Arts & Entertainment, Theatre

Before there were hipsters…

Holly Stewart

Though it usually operates on a smaller scale, this week Opera McGill will debut a big-budget, big-cast version of what is arguably the world’s biggest-name opera: Giacomo Puccini’s La Bohème.

“It’s the world’s favourite opera, in some way,” says Patrick Hansen, the director of McGill’s Opera Studies program. “A lot of people would probably say it’s numero uno.”

Hansen’s relationship with the opera goes back to the beginning of his 30-year career, in which he has performed or viewed a scene or an entire production of the performance.

First performed in 1896, La Bohème is about bohemians in love in 1830s Paris. Part of the reason for its enduring popularity is its ability to speak to young people.

“The thing that really makes Bohème powerful is that it’s a story about young people: artists, musicians, painters, philosophers—you know, students,” Hansen says. “We could have [set] this in the McGill Ghetto. It would have been easy.”

Unlike most operas, La Bohème has made a number of leaps from the opera house into popular culture. Australian director Baz Luhrmann started his career with an updated production of it, and later reused parts of the sets in his Moulin Rouge! The music appeared in the 1987 romantic comedy Moonstruck, and the Broadway musical Rent is based on the story, even borrowing the names of the characters.

Philippe Sly, who will play Marcello, one of the two male leads, on January 26 and 29, said that he found a lot of common ground with his character.

“[Co-star Elias Berberian] and I decided we’re just going to play ourselves, have a good time on stage, and we know that will resonate quite profoundly,” he said.

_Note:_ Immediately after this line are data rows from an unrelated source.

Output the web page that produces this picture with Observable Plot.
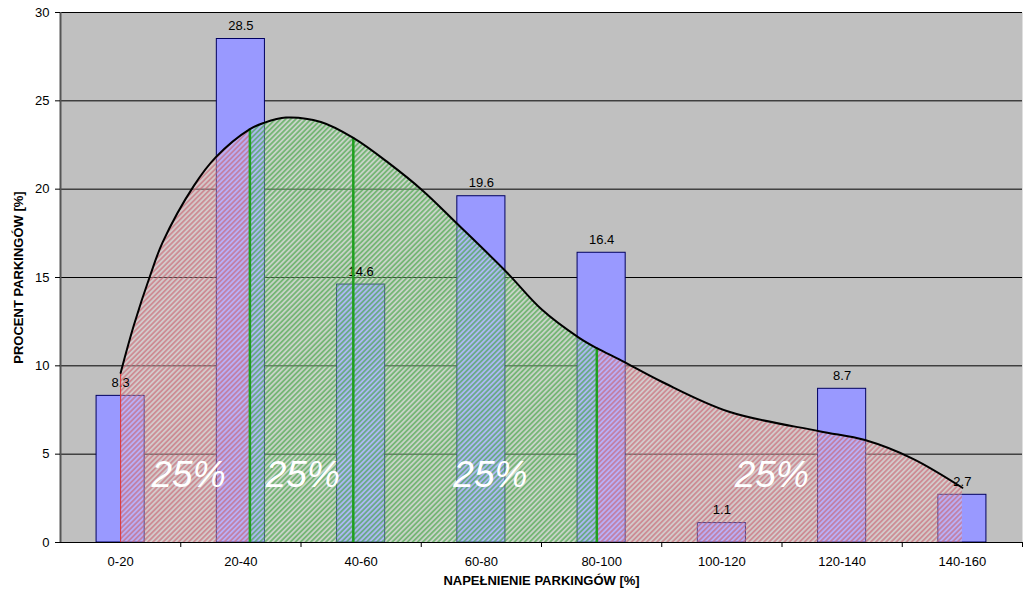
<!DOCTYPE html>
<html>
<head>
<meta charset="utf-8">
<script src="https://cdn.jsdelivr.net/npm/d3@7"></script>
<script src="https://cdn.jsdelivr.net/npm/@observablehq/plot@0.6"></script>
<style>
  html, body { margin: 0; padding: 0; background: white; }
</style>
</head>
<body>
<div id="chart"></div>
<script>
// ---- data ----
const categories = ["0-20", "20-40", "40-60", "60-80", "80-100", "100-120", "120-140", "140-160"];
const percentages = [8.3, 28.5, 14.6, 19.6, 16.4, 1.1, 8.7, 2.7];
const yTicks = [0, 5, 10, 15, 20, 25, 30];

// density curve (x in filling %, y in %)
const curveX = [10, 12.2, 15, 17, 22.2, 25.8, 31.5, 33.8, 37.5, 43.3, 48.7, 54.5, 60.3, 65.8, 74.2, 80, 86.2, 89.2, 93.3, 100, 111.2, 126.2, 133.8, 141.7, 150];
const curveY = [9.6, 12.3, 15.2, 17.0, 20.2, 21.8, 23.4, 23.75, 24.05, 23.8, 22.9, 21.5, 19.9, 18.1, 15.3, 13.2, 11.6, 11.0, 10.3, 9.1, 7.4, 6.3, 5.8, 4.75, 3.1];

// quartile boundaries (start, Q1, median, Q3, end)
const quartileBounds = [10, 31.5, 48.7, 89.2, 150];
const quartileLabel = "25%";
const quartileLabelX = [21.3, 40.3, 71.5, 118.3];
const quartileLabelY = 3.8;

const yTitle = "PROCENT PARKINGÓW [%]";
const xTitle = "NAPEŁNIENIE PARKINGÓW [%]";

// ---- derived tables ----
const bars = categories.map((c, i) => {
  const [lo, hi] = c.split("-").map(Number);
  return {c, lo, hi, mid: (lo + hi) / 2, v: percentages[i]};
});
const curve = curveX.map((x, i) => ({x, y: curveY[i]}));
const [qStart, q1, q2, q3, qEnd] = quartileBounds;
const redLeft = curve.filter(d => d.x >= qStart && d.x <= q1);
const greenMid = curve.filter(d => d.x >= q1 && d.x <= q3);
const redRight = curve.filter(d => d.x >= q3 && d.x <= qEnd);
const yAt = x => curve.find(d => d.x === x).y;
const redRules = [qStart].map(x => ({x, y: yAt(x)}));
const greenRules = [q1, q2, q3].map(x => ({x, y: yAt(x)}));
const labelFor = m => (bars.find(b => b.mid === m) || {}).c || "";

const FONT = "'Liberation Sans', Arial, sans-serif";
const CURVE = "catmull-rom";

const chart = Plot.plot({
  width: 1024,
  height: 606,
  marginLeft: 60,
  marginRight: 2,
  marginTop: 12,
  marginBottom: 64,
  style: {fontFamily: FONT, fontSize: "13px", color: "black", background: "white"},
  x: {domain: [0, 160]},
  y: {domain: [0, 30]},
  marks: [
    Plot.frame({fill: "#C0C0C0"}),
    Plot.gridY({ticks: yTicks.filter(t => t > 0), stroke: "#000", strokeOpacity: 1, strokeWidth: 1}),
    Plot.rect(bars, {
      x1: d => d.lo + 0.3 * (d.hi - d.lo),
      x2: d => d.lo + 0.7 * (d.hi - d.lo),
      y1: 0, y2: "v",
      fill: "#9999FF", stroke: "#000060", strokeWidth: 1
    }),
    Plot.areaY(redLeft, {x: "x", y: "y", fill: "url(#hatchRed)", curve: CURVE}),
    Plot.areaY(greenMid, {x: "x", y: "y", fill: "url(#hatchGreen)", curve: CURVE}),
    Plot.areaY(redRight, {x: "x", y: "y", fill: "url(#hatchRed)", curve: CURVE}),
    Plot.text(bars, {x: "mid", y: "v", text: d => String(d.v), dy: -13, fontSize: 13, fill: "#000"}),
    Plot.ruleX(redRules, {x: "x", y1: 0, y2: "y", stroke: "#E03030", strokeWidth: 1}),
    Plot.ruleX(greenRules, {x: "x", y1: 0, y2: "y", stroke: "#1FA01F", strokeWidth: 2.5}),
    Plot.line(curve, {x: "x", y: "y", stroke: "#000", strokeWidth: 2, curve: CURVE}),
    Plot.text(quartileLabelX, {x: d => d, y: quartileLabelY, text: () => quartileLabel, fill: "white", fontSize: 37, fontStyle: "italic"}),
    Plot.ruleY([0], {stroke: "#000", strokeWidth: 1}),
    Plot.ruleX([0], {stroke: "#555", strokeWidth: 2}),
    Plot.axisY({ticks: yTicks, tickSize: 5, tickPadding: 6, fontSize: 13, label: null}),
    Plot.axisX({ticks: bars.map(b => b.mid), tickFormat: labelFor, tickSize: 0, tickPadding: 14, fontSize: 13, label: null}),
    Plot.axisX({ticks: bars.map(b => b.hi), tickFormat: () => "", tickSize: 5, label: null}),
    Plot.text([yTitle], {frameAnchor: "left", textAnchor: "middle", lineAnchor: "middle", rotate: -90, dx: -42, fontWeight: "bold", fontSize: 13}),
    Plot.text([xTitle], {frameAnchor: "bottom", lineAnchor: "middle", dy: 38, fontWeight: "bold", fontSize: 13})
  ]
});

const defs = `
<defs>
  <pattern id="hatchRed" patternUnits="userSpaceOnUse" width="3.6" height="3.6" patternTransform="rotate(45)">
    <rect width="3.6" height="3.6" fill="#FFE4E4" fill-opacity="0.3"></rect>
    <line x1="1.8" y1="0" x2="1.8" y2="3.6" stroke="#C8606E" stroke-width="1.05"></line>
  </pattern>
  <pattern id="hatchGreen" patternUnits="userSpaceOnUse" width="3.6" height="3.6" patternTransform="rotate(45)">
    <rect width="3.6" height="3.6" fill="#D8FFD8" fill-opacity="0.3"></rect>
    <line x1="1.8" y1="0" x2="1.8" y2="3.6" stroke="#3CA03C" stroke-width="1.05"></line>
  </pattern>
</defs>`;
chart.insertAdjacentHTML("afterbegin", defs);
document.getElementById("chart").appendChild(chart);
</script>
</body>
</html>
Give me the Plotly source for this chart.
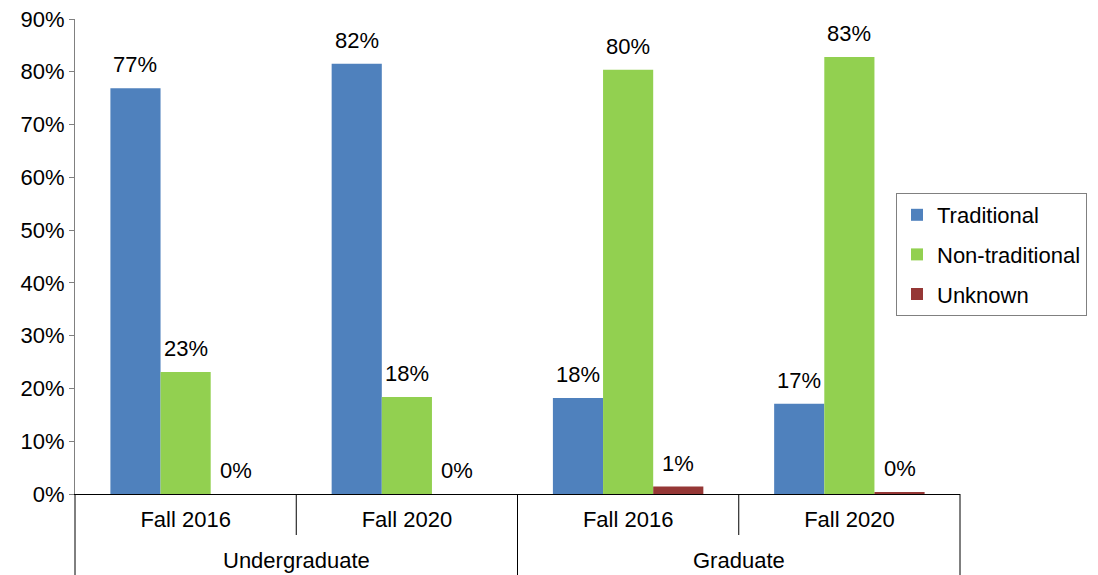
"""Traditional vs non-traditional enrollment share, grouped by level and term."""
import plotly.graph_objects as go

levels = ["Undergraduate", "Undergraduate", "Graduate", "Graduate"]
terms = ["Fall 2016", "Fall 2020", "Fall 2016", "Fall 2020"]

traditional = [76.9, 81.5, 18.2, 17.1]
non_traditional = [23.1, 18.4, 80.4, 82.8]
unknown = [0.0, 0.0, 1.4, 0.4]

series = [
    ("Traditional", traditional, "#4F81BD"),
    ("Non-traditional", non_traditional, "#92D050"),
    ("Unknown", unknown, "#953735"),
]

FONT = "Liberation Sans, Arial, sans-serif"
FS = 22
# the page body has an 8px margin, so the figure is 8px smaller than the window
W, H = 1090, 567
ML, MR, MT, MB = 67, 138, 11, 81
BARGAP = 0.32

# unique category keys, shown with the term as tick text
keys = [f"{lvl}|{term}" for lvl, term in zip(levels, terms)]

fig = go.Figure()
for name, vals, color in series:
    fig.add_trace(
        go.Bar(
            x=keys,
            y=vals,
            name=name,
            legendgroup=name,
            marker=dict(color=color, line=dict(width=0)),
        )
    )

# value labels above each bar
cat_px = (W - ML - MR) / len(keys)
bar_px = cat_px * (1 - BARGAP) / len(series)
annotations = []
for j, (name, vals, color) in enumerate(series):
    for k, v in zip(keys, vals):
        annotations.append(
            dict(x=k, y=v, xref="x", yref="y", text=f"{v:.0f}%",
                 showarrow=False, yanchor="bottom", yshift=9,
                 xshift=(j - 1) * bar_px,
                 font=dict(size=FS, family=FONT, color="#000000"))
        )

# outer level labels centred under their groups
plot_h = H - MT - MB
group_names = list(dict.fromkeys(levels))
for g in group_names:
    idx = [i for i, lvl in enumerate(levels) if lvl == g]
    xc = (min(idx) + max(idx) + 1) / 2 / len(levels)
    annotations.append(
        dict(x=xc, y=-66 / plot_h, xref="paper", yref="paper", text=g,
             showarrow=False, xanchor="center", yanchor="middle",
             font=dict(size=FS, family=FONT, color="#000000"))
    )

# divider lines under the axis
shapes = []
for i in range(len(keys) + 1):
    outer = i == 0 or i == len(keys) or levels[i - 1] != levels[i]
    depth = MB if outer else 41
    shapes.append(
        dict(type="line", xref="paper", yref="paper",
             x0=i / len(keys), x1=i / len(keys), y0=0, y1=-depth / plot_h,
             line=dict(color="#000000", width=1))
    )

fig.update_layout(
    width=W,
    height=H,
    margin=dict(l=ML, r=MR, t=MT, b=MB),
    plot_bgcolor="white",
    paper_bgcolor="white",
    font=dict(family=FONT, size=FS, color="#000000"),
    barmode="group",
    bargap=BARGAP,
    bargroupgap=0,
    shapes=shapes,
    annotations=annotations,
    showlegend=True,
    legend=dict(
        x=(888 - ML) / (W - ML - MR), y=(H - MB - 185) / plot_h,
        xanchor="left", yanchor="top",
        bordercolor="#808080", borderwidth=1,
        font=dict(size=FS, family=FONT),
        traceorder="grouped", tracegroupgap=8,
    ),
)
fig.update_xaxes(
    type="category",
    tickvals=keys, ticktext=terms,
    showline=True, linecolor="#000000", linewidth=1,
    ticks="", showgrid=False, automargin=False,
    ticklabelstandoff=6,
    tickfont=dict(size=FS, family=FONT),
)
fig.update_yaxes(
    range=[0, 90], dtick=10, ticksuffix="%",
    showline=True, linecolor="#808080", linewidth=1,
    ticks="outside", ticklen=5, tickcolor="#808080",
    showgrid=False, zeroline=False, automargin=False,
    ticklabeloverflow="allow",
    tickfont=dict(size=FS, family=FONT),
)

fig.write_html("out.html")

In March, Sly will go to New York to compete with a few dozen other singers (selected from a pool of around 2,000) at the Metropolitan Opera House’s National Council Auditions contest.  

Though Hansen has done Bohème for 30 years, this particular production has some new dimensions. Most significantly, the orchestra will be on the stage as opposed to in the pit, which is too small for a full ensemble. Although that might sound trivial, it means big changes for the show’s basic dynamics.

“Everything about the production is about how to technically make that happen,” said Hansen.

The production will therefore feature some significant technical changes, the most important being that performers will interact with the conductor via screens stage right, stage left, and in front of the stage. “La Bohème via Skype, in a weird way,” Hansen said.

Though the scheme creates some challenges for the singers and musicians, in other senses Hansen said that it was the “easiest production [he] had ever directed,” because the cast is talented and because the script is easy to stage.

“The thing that’s great about Bohème is that there’s not a wasted moment. It’s so compact and so pithy,” he said.  “It’s almost made for ADHD folks … There’s not a moment where you sit there and go ‘Gosh, this has been going on for a while,’ because there’s always a new character, there’s always something happening.”

When asked for a final word on his show, Hansen did not hide his confidence.

“I can’t imagine a better production being done,” he said. “I just think that this is simply not to be missed. If [students] ever have thought for a moment, ‘I’m at university, I really ought to be taking in an opera for once in my life,’ they would come and actually be surprised at how amazing it is, how ingenious it is, and they might get hooked on it.”

La Bohème runs Jan. 26, 28, 29, 30, 7:30 p.m. at Pollack Hall.  Tickets are $22.